**INPUT**
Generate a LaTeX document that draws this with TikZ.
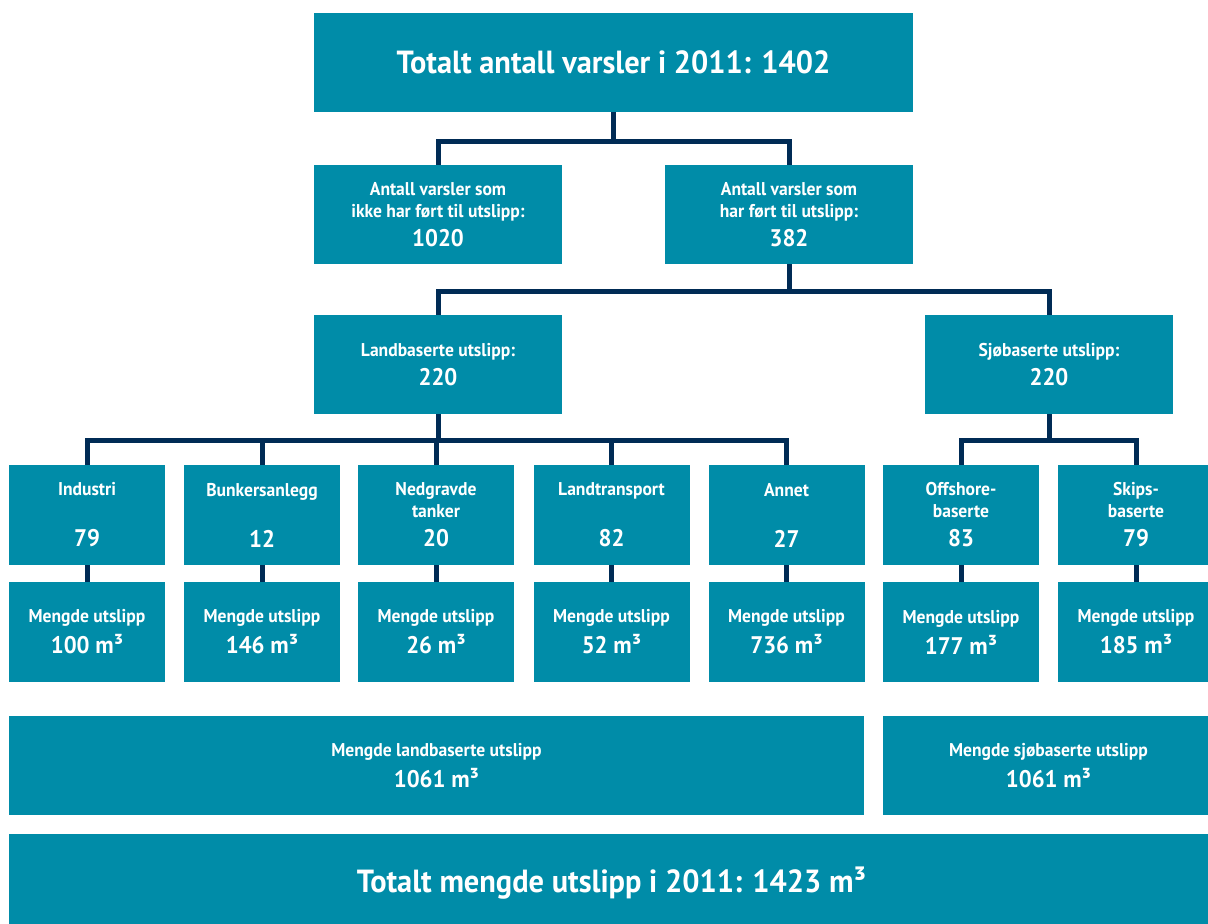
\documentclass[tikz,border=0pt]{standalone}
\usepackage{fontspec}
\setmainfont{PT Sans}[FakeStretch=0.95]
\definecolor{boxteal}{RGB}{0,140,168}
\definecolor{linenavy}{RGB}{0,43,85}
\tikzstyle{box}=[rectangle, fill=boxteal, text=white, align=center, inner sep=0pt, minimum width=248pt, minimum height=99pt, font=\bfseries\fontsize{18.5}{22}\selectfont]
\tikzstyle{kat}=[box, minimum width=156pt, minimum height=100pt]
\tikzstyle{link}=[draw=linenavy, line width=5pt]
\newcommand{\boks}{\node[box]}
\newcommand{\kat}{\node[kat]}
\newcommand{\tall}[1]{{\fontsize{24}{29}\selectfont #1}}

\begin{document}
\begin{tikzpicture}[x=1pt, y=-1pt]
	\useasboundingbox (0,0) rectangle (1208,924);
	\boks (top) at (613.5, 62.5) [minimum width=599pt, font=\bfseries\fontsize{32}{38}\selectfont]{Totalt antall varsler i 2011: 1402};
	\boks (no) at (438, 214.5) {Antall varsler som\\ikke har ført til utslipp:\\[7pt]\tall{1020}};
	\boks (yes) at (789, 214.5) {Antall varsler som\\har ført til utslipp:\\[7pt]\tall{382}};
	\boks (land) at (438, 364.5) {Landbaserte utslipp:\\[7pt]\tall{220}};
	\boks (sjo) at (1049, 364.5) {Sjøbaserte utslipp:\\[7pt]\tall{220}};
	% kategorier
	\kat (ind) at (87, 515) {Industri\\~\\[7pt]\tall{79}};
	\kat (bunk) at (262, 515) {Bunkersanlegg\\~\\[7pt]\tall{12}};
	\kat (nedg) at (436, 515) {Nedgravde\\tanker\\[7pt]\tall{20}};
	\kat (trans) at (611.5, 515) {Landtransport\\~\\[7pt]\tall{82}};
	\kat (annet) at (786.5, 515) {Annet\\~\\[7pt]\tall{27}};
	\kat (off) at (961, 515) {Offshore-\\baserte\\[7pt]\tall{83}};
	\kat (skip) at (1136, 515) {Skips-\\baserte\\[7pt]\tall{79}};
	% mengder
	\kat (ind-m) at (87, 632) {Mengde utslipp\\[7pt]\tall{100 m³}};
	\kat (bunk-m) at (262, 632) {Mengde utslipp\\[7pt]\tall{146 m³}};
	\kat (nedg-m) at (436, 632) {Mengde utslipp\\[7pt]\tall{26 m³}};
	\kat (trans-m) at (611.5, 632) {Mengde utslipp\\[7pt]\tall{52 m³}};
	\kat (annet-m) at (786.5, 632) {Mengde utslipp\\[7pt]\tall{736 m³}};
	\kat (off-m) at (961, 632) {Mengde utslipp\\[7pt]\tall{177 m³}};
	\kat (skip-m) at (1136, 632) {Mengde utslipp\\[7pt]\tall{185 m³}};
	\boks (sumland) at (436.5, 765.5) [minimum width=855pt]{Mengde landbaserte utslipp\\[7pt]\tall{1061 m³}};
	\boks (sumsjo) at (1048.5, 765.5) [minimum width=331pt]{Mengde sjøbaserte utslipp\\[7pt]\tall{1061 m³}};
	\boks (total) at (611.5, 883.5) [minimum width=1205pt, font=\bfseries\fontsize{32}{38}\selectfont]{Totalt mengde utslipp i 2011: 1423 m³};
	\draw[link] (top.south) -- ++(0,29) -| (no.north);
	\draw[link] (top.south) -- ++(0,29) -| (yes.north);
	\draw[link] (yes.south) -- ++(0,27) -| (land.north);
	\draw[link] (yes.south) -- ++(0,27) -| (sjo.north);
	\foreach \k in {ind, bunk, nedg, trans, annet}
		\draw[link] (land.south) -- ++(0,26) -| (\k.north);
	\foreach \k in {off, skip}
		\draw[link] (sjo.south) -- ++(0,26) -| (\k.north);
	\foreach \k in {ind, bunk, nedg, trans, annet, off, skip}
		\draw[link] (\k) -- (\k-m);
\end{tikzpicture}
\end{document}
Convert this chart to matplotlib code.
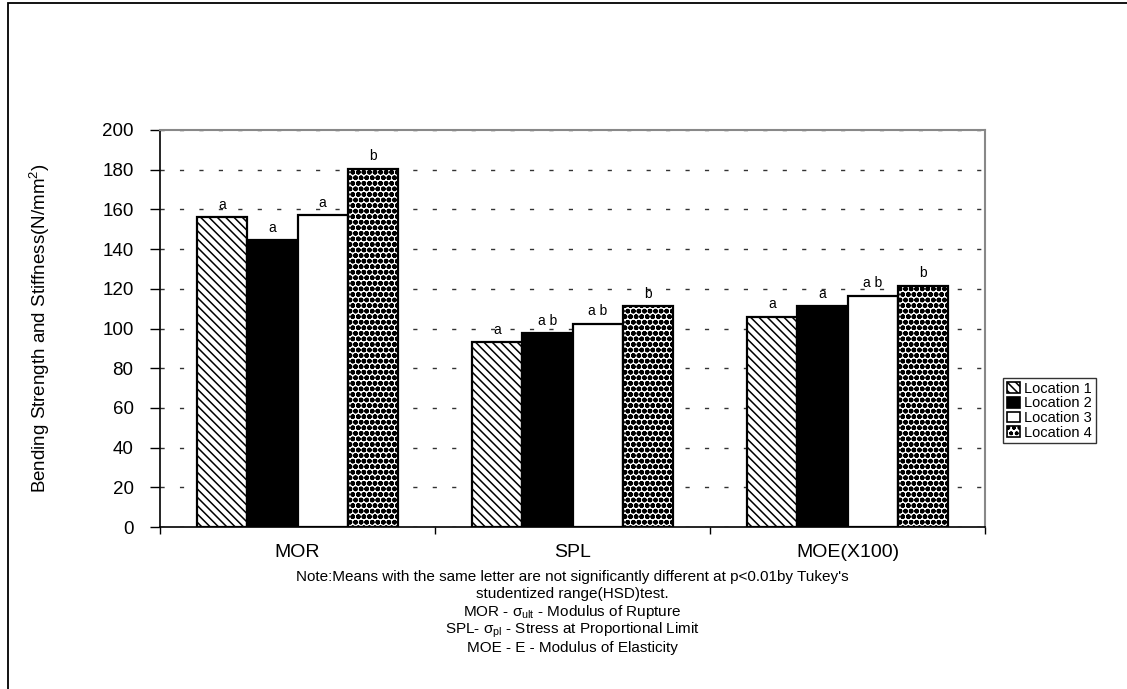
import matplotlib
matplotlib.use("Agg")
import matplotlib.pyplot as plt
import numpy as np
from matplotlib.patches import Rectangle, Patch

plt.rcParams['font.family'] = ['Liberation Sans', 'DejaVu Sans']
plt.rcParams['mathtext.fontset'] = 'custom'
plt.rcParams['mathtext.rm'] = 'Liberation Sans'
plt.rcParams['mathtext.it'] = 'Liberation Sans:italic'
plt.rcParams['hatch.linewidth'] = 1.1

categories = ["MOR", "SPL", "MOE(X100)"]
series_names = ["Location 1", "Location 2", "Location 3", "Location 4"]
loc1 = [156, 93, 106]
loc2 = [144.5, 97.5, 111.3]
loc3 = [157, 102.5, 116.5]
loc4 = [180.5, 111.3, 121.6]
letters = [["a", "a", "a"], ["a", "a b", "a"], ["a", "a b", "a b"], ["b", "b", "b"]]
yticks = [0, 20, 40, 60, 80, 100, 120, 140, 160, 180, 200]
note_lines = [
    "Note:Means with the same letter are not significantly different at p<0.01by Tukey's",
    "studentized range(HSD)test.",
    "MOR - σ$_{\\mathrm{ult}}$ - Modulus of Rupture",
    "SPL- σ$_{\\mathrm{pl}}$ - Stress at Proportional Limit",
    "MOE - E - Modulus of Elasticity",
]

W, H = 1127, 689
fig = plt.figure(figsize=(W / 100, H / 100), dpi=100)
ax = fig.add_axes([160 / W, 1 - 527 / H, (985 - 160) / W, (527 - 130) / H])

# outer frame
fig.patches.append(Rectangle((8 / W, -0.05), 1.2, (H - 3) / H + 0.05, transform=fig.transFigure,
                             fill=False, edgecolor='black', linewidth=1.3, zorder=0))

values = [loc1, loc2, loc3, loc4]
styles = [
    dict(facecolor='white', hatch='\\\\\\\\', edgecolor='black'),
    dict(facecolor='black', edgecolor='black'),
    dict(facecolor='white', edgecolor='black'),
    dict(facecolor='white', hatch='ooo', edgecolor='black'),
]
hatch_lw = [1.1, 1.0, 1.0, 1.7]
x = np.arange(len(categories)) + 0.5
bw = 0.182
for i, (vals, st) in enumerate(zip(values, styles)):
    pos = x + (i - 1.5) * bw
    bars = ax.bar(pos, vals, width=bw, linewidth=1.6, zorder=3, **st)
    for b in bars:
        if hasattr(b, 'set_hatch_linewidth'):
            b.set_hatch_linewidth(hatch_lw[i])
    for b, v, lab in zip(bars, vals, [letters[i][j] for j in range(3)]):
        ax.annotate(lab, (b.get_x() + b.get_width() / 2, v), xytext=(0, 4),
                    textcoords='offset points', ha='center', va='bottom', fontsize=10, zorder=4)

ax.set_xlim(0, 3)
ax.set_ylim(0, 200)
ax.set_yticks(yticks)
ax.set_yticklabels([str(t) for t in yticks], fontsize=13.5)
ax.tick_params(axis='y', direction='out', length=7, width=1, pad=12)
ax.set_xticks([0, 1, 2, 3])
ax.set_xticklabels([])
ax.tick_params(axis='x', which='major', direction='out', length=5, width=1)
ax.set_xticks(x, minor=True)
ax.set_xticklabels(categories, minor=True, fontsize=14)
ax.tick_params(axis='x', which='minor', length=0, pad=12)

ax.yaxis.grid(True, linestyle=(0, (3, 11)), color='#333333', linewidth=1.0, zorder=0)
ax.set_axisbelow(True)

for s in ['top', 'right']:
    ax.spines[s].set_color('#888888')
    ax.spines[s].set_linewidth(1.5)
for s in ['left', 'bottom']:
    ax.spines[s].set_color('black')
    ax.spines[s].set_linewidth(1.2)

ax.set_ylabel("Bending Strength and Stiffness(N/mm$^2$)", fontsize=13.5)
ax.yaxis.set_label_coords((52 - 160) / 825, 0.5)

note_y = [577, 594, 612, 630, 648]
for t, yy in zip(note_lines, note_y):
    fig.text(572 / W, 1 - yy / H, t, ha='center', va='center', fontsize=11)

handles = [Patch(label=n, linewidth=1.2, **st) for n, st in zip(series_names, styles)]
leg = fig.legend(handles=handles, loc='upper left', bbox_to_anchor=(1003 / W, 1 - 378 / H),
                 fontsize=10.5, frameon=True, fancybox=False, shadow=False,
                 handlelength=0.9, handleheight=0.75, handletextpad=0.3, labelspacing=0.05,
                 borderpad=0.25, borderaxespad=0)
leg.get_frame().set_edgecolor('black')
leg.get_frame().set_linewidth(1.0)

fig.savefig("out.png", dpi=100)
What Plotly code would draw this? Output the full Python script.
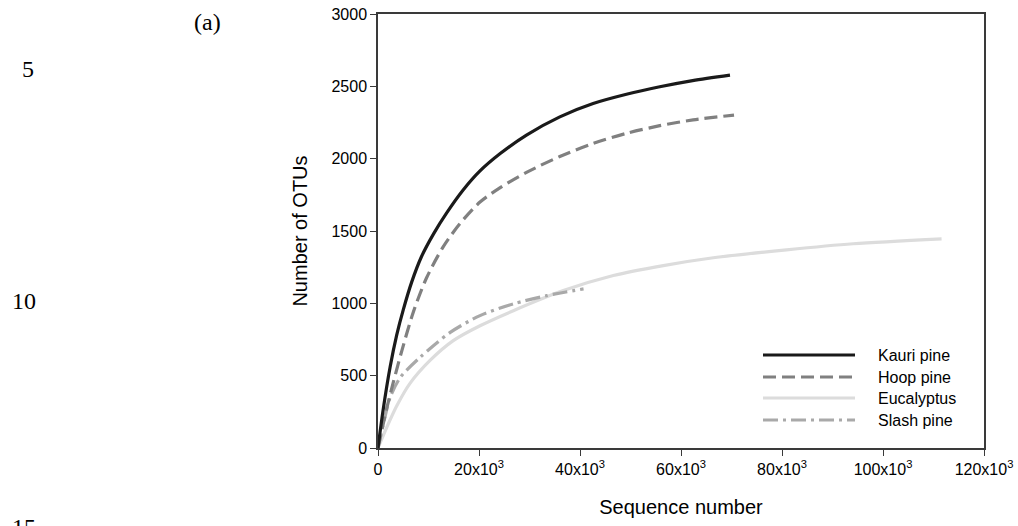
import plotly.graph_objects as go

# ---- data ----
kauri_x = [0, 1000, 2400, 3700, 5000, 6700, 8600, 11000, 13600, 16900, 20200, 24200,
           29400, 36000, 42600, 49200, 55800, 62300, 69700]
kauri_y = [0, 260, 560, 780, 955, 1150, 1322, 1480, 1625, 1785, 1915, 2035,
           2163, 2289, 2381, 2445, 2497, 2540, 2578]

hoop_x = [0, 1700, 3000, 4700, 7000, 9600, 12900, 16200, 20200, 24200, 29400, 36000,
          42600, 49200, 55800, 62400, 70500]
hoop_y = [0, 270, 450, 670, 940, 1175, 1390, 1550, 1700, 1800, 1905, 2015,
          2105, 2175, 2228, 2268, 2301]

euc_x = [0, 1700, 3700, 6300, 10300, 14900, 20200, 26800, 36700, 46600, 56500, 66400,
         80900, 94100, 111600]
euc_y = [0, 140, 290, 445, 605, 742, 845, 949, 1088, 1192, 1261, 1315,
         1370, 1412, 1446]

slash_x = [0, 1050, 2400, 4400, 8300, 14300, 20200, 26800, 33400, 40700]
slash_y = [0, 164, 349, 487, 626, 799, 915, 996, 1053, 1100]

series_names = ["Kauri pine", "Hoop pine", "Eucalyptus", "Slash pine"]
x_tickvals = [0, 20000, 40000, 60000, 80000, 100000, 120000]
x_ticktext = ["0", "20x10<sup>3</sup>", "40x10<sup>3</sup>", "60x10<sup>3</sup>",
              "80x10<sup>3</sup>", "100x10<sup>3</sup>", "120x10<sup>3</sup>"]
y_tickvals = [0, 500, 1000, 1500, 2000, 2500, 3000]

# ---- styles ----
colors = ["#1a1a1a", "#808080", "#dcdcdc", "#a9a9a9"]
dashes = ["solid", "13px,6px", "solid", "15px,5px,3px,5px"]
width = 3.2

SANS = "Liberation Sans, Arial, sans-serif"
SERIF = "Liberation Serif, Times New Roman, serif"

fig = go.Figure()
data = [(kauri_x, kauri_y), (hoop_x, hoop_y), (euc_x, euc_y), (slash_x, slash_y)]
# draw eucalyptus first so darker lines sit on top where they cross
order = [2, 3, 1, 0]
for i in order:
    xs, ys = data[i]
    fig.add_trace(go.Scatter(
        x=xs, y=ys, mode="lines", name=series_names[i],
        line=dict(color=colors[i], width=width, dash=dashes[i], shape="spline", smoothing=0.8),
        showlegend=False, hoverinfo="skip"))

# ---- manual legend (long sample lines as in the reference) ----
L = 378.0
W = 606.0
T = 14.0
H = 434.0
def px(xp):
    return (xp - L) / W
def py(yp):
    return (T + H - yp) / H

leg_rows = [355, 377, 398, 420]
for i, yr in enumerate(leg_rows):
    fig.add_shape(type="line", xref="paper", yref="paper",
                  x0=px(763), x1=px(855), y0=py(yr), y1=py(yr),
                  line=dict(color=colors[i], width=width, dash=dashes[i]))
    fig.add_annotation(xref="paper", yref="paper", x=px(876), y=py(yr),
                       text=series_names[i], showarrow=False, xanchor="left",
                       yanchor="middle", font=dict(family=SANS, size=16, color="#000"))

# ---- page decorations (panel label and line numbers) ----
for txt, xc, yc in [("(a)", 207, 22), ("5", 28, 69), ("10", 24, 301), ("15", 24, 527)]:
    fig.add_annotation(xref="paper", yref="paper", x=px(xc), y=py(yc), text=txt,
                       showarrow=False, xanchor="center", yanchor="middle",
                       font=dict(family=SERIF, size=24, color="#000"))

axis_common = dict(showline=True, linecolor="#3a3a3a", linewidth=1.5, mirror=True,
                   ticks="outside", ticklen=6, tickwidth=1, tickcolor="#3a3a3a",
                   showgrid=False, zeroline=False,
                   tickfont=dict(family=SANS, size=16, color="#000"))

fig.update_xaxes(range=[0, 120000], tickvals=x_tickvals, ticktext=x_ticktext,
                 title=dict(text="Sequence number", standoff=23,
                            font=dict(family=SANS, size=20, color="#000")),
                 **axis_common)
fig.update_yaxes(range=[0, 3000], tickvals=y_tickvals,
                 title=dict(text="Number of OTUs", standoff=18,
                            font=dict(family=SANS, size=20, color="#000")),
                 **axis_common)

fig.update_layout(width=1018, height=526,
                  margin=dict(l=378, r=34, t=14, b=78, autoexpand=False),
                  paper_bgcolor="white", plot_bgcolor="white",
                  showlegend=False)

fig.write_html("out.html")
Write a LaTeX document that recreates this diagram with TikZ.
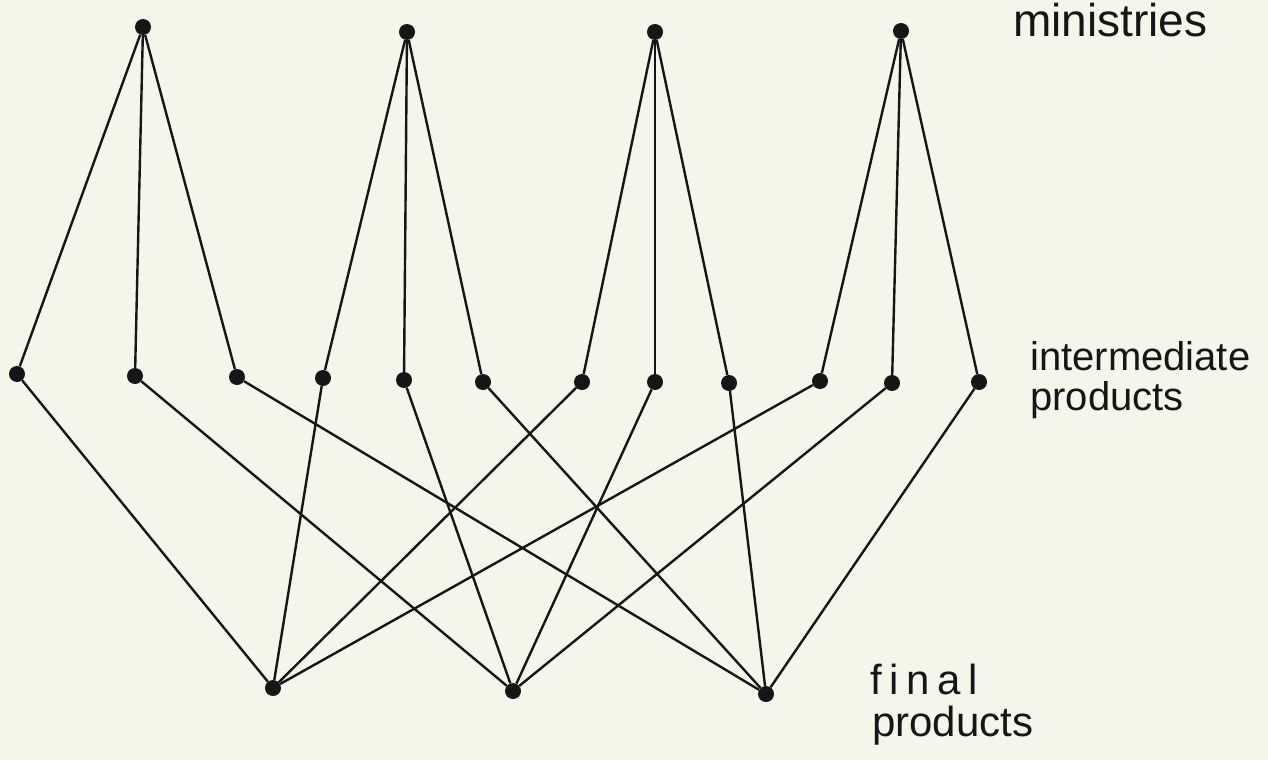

**GIVEN INSTRUCTION**
Retype only the lines above from the one with "Convert this chart to matplotlib code." through the one with "plt.rcParams['hatch.linewidth'] = 1.1", exactly and with both ends. Images stay out.

**RESPONSE**
Convert this chart to matplotlib code.
import matplotlib
matplotlib.use("Agg")
import matplotlib.pyplot as plt
import numpy as np
from matplotlib.patches import Rectangle, Patch

plt.rcParams['font.family'] = ['Liberation Sans', 'DejaVu Sans']
plt.rcParams['mathtext.fontset'] = 'custom'
plt.rcParams['mathtext.rm'] = 'Liberation Sans'
plt.rcParams['mathtext.it'] = 'Liberation Sans:italic'
plt.rcParams['hatch.linewidth'] = 1.1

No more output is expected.